# [TASK TO CARRY OUT]
Using the entries shown below, output the line containing "Rebuild this chart", the line containing "showlegend=False, name=name, **kw))", and every line between them, exactly. Pictures are omitted.

————

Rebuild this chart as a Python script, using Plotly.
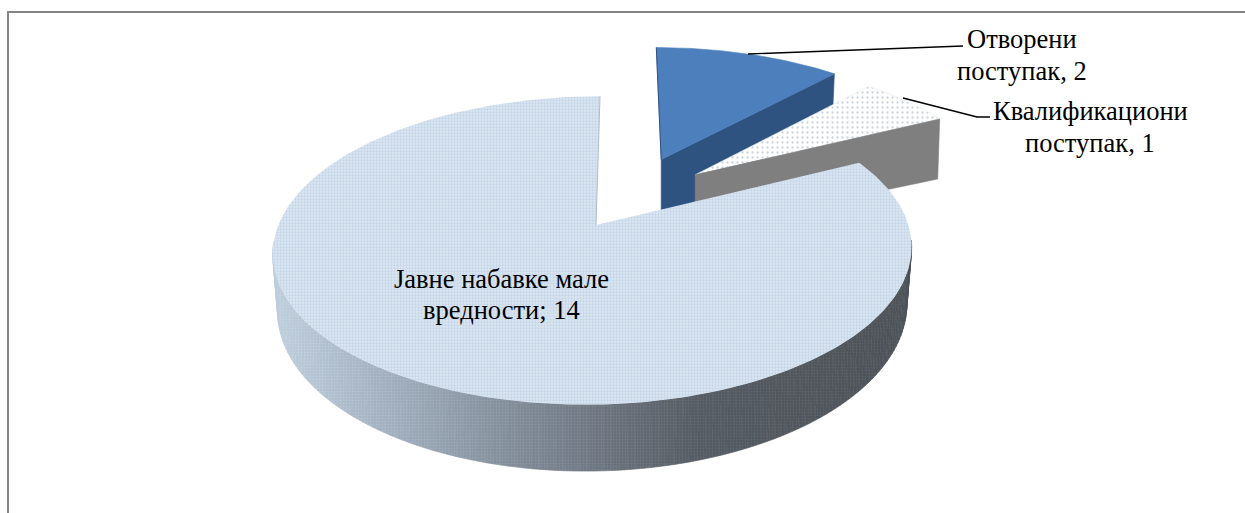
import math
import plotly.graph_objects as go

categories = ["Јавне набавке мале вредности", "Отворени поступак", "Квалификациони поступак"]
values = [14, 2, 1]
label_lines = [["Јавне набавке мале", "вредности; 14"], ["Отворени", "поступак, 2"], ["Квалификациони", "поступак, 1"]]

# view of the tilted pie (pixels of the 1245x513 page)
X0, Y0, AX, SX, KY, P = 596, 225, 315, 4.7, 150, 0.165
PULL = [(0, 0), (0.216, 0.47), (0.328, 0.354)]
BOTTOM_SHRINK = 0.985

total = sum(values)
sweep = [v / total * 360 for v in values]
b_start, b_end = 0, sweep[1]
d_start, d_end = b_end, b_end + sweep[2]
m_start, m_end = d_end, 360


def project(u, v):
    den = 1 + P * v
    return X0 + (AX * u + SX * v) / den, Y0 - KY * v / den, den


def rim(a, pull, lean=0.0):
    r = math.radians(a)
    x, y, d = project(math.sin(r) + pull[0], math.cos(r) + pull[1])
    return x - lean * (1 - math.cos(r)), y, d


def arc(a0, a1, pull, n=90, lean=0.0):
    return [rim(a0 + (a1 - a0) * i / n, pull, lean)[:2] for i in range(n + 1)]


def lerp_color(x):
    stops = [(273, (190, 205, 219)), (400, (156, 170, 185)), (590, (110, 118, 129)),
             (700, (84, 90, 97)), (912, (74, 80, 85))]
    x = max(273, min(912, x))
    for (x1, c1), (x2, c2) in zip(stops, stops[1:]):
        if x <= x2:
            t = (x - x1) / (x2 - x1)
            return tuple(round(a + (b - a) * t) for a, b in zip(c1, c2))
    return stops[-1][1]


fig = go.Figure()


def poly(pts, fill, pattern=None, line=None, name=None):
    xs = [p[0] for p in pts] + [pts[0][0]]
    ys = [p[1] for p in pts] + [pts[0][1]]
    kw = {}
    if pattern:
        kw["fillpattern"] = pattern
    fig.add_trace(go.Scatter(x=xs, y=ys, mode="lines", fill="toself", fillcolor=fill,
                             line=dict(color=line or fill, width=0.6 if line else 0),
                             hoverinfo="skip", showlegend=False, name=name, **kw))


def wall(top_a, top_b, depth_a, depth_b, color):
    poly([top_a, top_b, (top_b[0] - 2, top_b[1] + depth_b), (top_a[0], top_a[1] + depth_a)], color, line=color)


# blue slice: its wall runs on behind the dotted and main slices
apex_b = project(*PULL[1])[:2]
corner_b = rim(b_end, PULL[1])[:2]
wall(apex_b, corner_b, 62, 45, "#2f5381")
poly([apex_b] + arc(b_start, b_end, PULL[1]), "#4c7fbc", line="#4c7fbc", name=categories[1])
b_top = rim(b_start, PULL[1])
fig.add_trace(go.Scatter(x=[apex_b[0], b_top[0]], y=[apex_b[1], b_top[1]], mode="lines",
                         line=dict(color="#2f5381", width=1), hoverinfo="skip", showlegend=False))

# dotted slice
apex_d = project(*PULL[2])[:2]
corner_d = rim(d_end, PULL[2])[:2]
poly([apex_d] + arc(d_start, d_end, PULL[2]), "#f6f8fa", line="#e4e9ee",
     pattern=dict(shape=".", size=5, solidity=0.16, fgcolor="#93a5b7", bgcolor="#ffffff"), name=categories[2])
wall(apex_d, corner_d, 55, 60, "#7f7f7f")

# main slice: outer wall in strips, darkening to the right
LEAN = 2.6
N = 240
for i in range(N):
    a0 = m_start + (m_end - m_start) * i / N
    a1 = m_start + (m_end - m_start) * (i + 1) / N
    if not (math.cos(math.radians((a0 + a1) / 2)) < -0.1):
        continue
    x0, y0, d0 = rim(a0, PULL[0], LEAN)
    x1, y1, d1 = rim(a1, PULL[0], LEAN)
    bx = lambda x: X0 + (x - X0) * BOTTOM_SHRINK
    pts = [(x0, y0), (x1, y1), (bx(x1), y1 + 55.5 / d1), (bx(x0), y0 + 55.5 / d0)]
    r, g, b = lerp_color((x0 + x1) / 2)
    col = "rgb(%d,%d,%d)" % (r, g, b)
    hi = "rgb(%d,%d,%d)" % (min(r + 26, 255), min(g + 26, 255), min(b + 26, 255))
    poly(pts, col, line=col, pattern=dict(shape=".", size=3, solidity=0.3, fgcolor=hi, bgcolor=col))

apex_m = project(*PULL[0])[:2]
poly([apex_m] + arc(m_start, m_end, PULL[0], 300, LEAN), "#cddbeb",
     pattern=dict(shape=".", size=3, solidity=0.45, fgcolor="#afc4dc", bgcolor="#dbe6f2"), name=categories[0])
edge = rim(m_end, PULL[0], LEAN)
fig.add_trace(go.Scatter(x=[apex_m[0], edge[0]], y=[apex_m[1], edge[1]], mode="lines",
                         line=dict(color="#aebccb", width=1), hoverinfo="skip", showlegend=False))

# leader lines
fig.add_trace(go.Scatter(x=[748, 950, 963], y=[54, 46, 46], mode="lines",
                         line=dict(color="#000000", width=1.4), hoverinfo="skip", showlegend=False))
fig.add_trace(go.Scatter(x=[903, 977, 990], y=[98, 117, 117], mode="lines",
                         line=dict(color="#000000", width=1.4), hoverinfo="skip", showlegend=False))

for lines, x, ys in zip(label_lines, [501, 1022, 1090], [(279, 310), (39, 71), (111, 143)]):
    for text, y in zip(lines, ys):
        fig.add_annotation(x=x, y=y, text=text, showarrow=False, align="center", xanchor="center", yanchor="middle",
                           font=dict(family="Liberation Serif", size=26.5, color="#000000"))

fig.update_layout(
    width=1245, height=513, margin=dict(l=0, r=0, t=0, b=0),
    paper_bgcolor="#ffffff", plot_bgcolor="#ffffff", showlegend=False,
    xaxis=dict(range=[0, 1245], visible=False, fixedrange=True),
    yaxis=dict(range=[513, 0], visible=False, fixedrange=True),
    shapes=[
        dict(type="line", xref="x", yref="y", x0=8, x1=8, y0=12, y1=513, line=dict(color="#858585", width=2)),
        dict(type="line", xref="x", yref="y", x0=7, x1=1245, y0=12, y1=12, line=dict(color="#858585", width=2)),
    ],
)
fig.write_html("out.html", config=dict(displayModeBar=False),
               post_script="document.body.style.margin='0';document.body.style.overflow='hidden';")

————

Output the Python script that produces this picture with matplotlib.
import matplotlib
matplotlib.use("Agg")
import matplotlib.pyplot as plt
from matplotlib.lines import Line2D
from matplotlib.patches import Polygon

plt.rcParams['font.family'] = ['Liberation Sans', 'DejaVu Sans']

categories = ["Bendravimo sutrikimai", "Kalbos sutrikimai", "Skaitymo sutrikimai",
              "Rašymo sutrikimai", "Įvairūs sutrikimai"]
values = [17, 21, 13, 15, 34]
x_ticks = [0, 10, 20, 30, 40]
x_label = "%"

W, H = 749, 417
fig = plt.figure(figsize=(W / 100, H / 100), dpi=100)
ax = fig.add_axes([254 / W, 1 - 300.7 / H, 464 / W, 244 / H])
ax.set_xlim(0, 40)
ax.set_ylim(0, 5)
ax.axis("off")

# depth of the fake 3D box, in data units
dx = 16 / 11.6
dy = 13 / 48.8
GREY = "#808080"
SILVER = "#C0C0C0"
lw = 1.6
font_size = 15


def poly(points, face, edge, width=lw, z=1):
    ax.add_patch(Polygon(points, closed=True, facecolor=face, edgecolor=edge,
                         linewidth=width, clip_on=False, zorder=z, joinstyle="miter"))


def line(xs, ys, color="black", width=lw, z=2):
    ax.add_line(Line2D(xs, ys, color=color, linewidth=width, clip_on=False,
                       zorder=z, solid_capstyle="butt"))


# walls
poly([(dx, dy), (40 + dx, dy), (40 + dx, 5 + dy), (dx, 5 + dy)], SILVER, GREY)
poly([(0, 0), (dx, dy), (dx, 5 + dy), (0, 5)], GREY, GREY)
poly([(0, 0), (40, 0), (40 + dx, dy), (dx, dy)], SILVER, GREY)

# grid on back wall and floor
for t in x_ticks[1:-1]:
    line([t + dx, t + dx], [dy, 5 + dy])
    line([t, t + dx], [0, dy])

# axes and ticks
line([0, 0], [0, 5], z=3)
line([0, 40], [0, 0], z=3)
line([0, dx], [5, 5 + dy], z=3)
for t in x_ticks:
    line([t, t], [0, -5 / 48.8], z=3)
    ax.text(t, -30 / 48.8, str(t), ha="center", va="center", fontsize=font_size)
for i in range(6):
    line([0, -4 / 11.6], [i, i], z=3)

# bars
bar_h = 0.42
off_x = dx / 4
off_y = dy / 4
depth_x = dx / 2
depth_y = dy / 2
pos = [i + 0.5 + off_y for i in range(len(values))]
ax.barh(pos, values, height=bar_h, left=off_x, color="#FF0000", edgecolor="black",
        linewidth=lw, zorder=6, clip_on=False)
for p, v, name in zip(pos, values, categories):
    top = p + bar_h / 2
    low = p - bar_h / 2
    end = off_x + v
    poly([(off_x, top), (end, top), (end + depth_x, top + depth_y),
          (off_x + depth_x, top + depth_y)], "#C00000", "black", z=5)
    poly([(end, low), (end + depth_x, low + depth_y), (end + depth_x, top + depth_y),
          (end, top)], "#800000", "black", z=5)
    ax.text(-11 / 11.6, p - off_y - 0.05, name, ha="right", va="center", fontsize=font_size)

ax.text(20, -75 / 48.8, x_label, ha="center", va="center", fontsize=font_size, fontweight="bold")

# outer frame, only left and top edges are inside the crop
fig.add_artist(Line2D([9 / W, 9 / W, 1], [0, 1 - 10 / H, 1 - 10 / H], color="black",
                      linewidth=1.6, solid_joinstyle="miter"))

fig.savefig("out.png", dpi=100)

————

# [SOLUTION TO THE PROBLEM]
Rebuild this chart as a Python script, using Plotly.
import math
import plotly.graph_objects as go

categories = ["Јавне набавке мале вредности", "Отворени поступак", "Квалификациони поступак"]
values = [14, 2, 1]
label_lines = [["Јавне набавке мале", "вредности; 14"], ["Отворени", "поступак, 2"], ["Квалификациони", "поступак, 1"]]

# view of the tilted pie (pixels of the 1245x513 page)
X0, Y0, AX, SX, KY, P = 596, 225, 315, 4.7, 150, 0.165
PULL = [(0, 0), (0.216, 0.47), (0.328, 0.354)]
BOTTOM_SHRINK = 0.985

total = sum(values)
sweep = [v / total * 360 for v in values]
b_start, b_end = 0, sweep[1]
d_start, d_end = b_end, b_end + sweep[2]
m_start, m_end = d_end, 360


def project(u, v):
    den = 1 + P * v
    return X0 + (AX * u + SX * v) / den, Y0 - KY * v / den, den


def rim(a, pull, lean=0.0):
    r = math.radians(a)
    x, y, d = project(math.sin(r) + pull[0], math.cos(r) + pull[1])
    return x - lean * (1 - math.cos(r)), y, d


def arc(a0, a1, pull, n=90, lean=0.0):
    return [rim(a0 + (a1 - a0) * i / n, pull, lean)[:2] for i in range(n + 1)]


def lerp_color(x):
    stops = [(273, (190, 205, 219)), (400, (156, 170, 185)), (590, (110, 118, 129)),
             (700, (84, 90, 97)), (912, (74, 80, 85))]
    x = max(273, min(912, x))
    for (x1, c1), (x2, c2) in zip(stops, stops[1:]):
        if x <= x2:
            t = (x - x1) / (x2 - x1)
            return tuple(round(a + (b - a) * t) for a, b in zip(c1, c2))
    return stops[-1][1]


fig = go.Figure()


def poly(pts, fill, pattern=None, line=None, name=None):
    xs = [p[0] for p in pts] + [pts[0][0]]
    ys = [p[1] for p in pts] + [pts[0][1]]
    kw = {}
    if pattern:
        kw["fillpattern"] = pattern
    fig.add_trace(go.Scatter(x=xs, y=ys, mode="lines", fill="toself", fillcolor=fill,
                             line=dict(color=line or fill, width=0.6 if line else 0),
                             hoverinfo="skip", showlegend=False, name=name, **kw))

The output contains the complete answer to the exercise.